I have on many occasions traveled solo and on many more occasions made a point to go hiking solo.
This trip, like many other places can be scary. Inside most National Parks, cell service is extremely limited and if something were to happen no one would even know.
Even though I’m told “don’t go” or “it’s dangerous,” I still go. Why?
Keep reading to find out why hiking solo doesn’t have to be so scary.
I’m always listening to my mother tell me how dangerous something is and I always tell her driving down the street is no different. Of course, I’m her baby so she worries. Same with Brad, he worries. Which is why he bought me a GPS.
The odds of falling off a cliff— 1 in 400,737 (based on one year)
The odds of dying in a car accident— 8,000 to 1
The odds of being kidnapped on a trail—1 in 300,000
The odds of being kidnapped in a mall parking lot—5%
The odd of being attacked by a Bear— 1 in 2.1 million
The odds of being harassed walking down a street— 60%
You get the jist…
On this adventure to Zion, I knew I wanted to hike:
And I knew I didn’t want to hike:
Why would I not want to hike some of the most epic hikes in Zion alone?
1.) some of the most “epic” hikes can be on the strenuous side.
Hiking this alone could mean that you could fatigue and no one would be there to help you
2.) some of these hikes are at extreme heights with nothing but a sheer cliff on one or both sides of you.
Falling from either would leave your loved ones wondering what happened to you without even knowing the extent or how long you might be laying at the bottom.

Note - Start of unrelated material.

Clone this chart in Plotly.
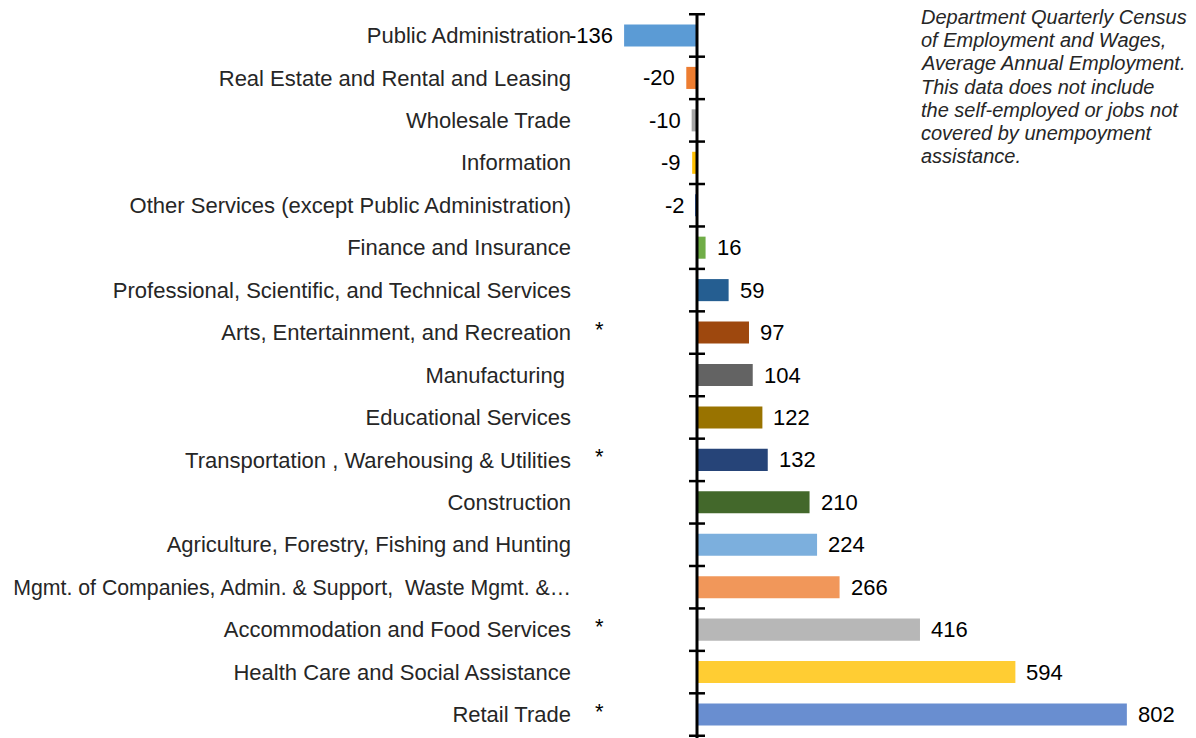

3.) some hikes are less traveled, less frequent hikers means your less likely to be helped if something were to happen
*both Trails were also closed during my trip to Zion
How to stay safe while solo hiking (Moms everywhere are rejoicing):
-Choosing a moderate and well traveled hike is always a great plan and a safer choice. If something were to happen, there would be someone coming up or down the trail at some point within 30 minutes or less.
-Choose hikes that can be completed before sunset.
-Hike during daylight hours.
-Pack plenty of snacks and water.
-Pack an emergency kit-be prepared for anything.
-Research all trails before hiking, knowing what a trail is going to be like beforehand is very helpful!
-Most importantly, let someone know what trails you will be hiking for the day and which order you plan to hike them in. This is helpful if you need to be found!
-Get a GPS!
I cannot tell you how many times Brad asks me which Trails I’ll be hiking. Typically I give him a list and a “plan.”
Sometimes my hikes don’t go as planned because the trail is closed or I don’t have enough time.
We also discuss what time he will hear from me, if I don’t call within the hour time frame it let’s Brad know that I am not safe.
Hiking solo can be extremely rewarding:
While on the trail, you have time to yourself to think or just take in the views. My favorite part of solo hiking is that I can go at my own pace, taking time at view points for as long as I like or short as I like. Then there’s always the accomplishment of reaching the peak and being able to say, “I made it.”
Solo hiking can prepare you for anything, you will really get a chance to see how prepared you are and what kind of situations you can handle on your own. Do you tend to forget things? Solo hiking is great for forcing you to be ready for anything, checking and double checking your gear. You’ll also start asking yourself, “what if” scenarios. Making you think of how to overcome the problems.
Still unsure about solo hiking? It ok, it isn’t for everyone, but should you want to try it then start small. Short trails, close to home (if possible) and work your way up.
During this trip to Zion, I was able to accomplish every trail I set out to hike and also at precise times I wanted to!
First up was Watchman Trail when I arrived in the early afternoon. Complete RT was about 1 hour with stops for photos and a leisurely stroll near the river.
Next stop was Canyon overlook for sunset, I was a little nervous about hitting the bridge after reading it became very narrow at this point. Truth be told, the route back to the car was more worrisome than the accent because you can easily get lost in the dark on the way back. Views from the overlook were totally worth it.
After you go through the tunnel, make a stop to look at Canyon overlook and catch the stars peeking out. (These photos were taken with iPhone 11)
Day 2: I woke up extra early to hike the Narrows. You must take the shuttle out to the Narrows during the Fall season. Allow 45 minutes of travel time to get there from the Visitor Center and then a short 1 mile hike down Riverside Trail.
A few photos from the bus on the way. Check out the landslide (Middle) at Weeping Rock. We hiked down this trail only 2 years ago 😦
The entrance to the Narrows is small, so if large groups are heading in you may want to give yourself a moment to get yourself organized. The water is really cold this time of year (November) and will be rocky the entire way. Expect water up to your waist at any given moment and try to follow the shallow parts if possible!
The Narrows is over 13 miles long one way. You can hike it relatively easily in one day. I got to about 7 miles before having to turn around due to time constraints. One of the most beautiful hikes I’ve done!
If you get a chance to be alone for any amount of time, stop and listen to the water.
Take in the views as you walk back to the bus, Zion is beautiful.